Learn how to add two fractions with different denominators. It can be challenging to combine fractions when the denominators don't match. It is important to find a common denominator. Finally, the resource shows how to find a common multiple of the two denominators in order to convert the fractions so they can be added together.

## Want to join the conversation?

- How do I find the common denominator for 3/4+3/8??(90 votes)
- First, you'll want to figure out whether or not the larger denominator (3/
**8**) is divisible by the smaller one (3/**4**). In this case, the 8 is divisible by 4, (8/4 = 2), so you're going to multiply the smaller one (4) by 2, bringing it to 8. Now, you have to remember, whenever you scale fractions, you have to multiply both, so now it's 6/8+3/8 = 9/8 = 1 1/8. In other cases where the larger denominator isn't divisible by the smaller one, find the LCM (least/smallest common multiple), and scale both fractions so the denominators are equal. Hope this helped!(197 votes)

- Can the Rule of Four be used for what he teaches at3:39? Or is this something different?(36 votes)
- At1:35to1:38. Since Sal says that 9/10 and 27/10 are the same number, could you have written only 9/10 or 27/30.(20 votes)
- Good Question! You can do it either ways! But sal is not switching the numbers in this video! You could do both but only can do 27/30 when switching numbers!(11 votes)

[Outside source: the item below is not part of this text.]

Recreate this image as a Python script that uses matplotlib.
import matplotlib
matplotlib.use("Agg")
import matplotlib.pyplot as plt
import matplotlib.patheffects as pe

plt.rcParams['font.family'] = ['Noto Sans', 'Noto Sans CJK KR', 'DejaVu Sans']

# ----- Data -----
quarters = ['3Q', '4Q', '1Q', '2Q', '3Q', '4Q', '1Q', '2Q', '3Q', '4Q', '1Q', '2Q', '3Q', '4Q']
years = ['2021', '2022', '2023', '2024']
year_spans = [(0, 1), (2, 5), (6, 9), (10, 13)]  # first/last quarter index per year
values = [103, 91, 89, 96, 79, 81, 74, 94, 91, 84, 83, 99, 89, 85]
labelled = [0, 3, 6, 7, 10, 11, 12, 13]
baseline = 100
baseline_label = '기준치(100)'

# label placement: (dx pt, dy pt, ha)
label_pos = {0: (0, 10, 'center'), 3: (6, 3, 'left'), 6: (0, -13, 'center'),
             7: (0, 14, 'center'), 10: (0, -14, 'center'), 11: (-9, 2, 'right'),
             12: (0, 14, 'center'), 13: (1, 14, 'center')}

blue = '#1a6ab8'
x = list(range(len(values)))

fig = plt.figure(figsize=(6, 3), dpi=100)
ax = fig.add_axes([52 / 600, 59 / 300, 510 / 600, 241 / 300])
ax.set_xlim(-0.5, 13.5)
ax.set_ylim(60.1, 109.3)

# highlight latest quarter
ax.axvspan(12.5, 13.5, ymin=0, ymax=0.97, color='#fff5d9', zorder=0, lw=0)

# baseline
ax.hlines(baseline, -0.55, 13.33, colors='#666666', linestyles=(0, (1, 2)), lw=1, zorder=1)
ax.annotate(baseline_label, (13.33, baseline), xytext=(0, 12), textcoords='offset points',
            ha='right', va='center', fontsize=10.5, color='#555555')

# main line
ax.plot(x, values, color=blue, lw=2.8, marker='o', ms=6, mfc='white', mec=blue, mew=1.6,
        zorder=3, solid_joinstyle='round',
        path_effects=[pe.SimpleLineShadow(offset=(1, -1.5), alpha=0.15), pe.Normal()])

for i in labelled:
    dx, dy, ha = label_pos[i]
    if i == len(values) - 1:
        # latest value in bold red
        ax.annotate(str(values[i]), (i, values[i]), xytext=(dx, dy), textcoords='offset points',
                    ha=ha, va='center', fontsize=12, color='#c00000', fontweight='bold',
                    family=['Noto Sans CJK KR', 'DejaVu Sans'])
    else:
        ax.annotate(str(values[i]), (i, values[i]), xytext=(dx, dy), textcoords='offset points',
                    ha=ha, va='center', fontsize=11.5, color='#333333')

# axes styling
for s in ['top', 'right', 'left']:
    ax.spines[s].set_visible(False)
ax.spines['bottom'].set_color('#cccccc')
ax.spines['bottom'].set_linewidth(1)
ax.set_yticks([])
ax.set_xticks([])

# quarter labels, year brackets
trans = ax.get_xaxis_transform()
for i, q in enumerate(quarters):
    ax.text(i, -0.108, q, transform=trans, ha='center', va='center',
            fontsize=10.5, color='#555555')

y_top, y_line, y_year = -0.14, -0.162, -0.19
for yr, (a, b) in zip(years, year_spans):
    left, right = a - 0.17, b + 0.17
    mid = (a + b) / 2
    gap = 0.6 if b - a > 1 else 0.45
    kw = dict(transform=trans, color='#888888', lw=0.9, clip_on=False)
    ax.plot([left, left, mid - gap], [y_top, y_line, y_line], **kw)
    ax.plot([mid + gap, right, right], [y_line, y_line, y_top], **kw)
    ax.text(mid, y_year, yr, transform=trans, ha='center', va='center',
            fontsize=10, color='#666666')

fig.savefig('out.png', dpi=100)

- I do not understand what if it is a whole number times a fraction(12 votes)
- If there is a whole number, you would make the whole number look like this: (this is just an example) 3/1. If the whole number is 3, then you just make the whole number over one. 3/1.

I hope this helped you!!

P.S. Sorry for the three-year-late response!!(12 votes)

- I don't understand what he did in3:13, someone please explain(12 votes)
- the fraction was a improper fraction so he made it a proper fraction by saying 15 goes into 16 1 time and there's a re

remainder of 1(13 votes)

- what is the best way to multiply fractions(0 votes)
- Say you are multiplying 7/8 times 4/9 it would also be written as 7 times 4 which equals 28 and 8 times 9 equals 72 giving you an answer of 28/72. If you didn't understand you multiply the numerator by the numerator and the denominator by the denominator then combine the two to get your answer.(31 votes)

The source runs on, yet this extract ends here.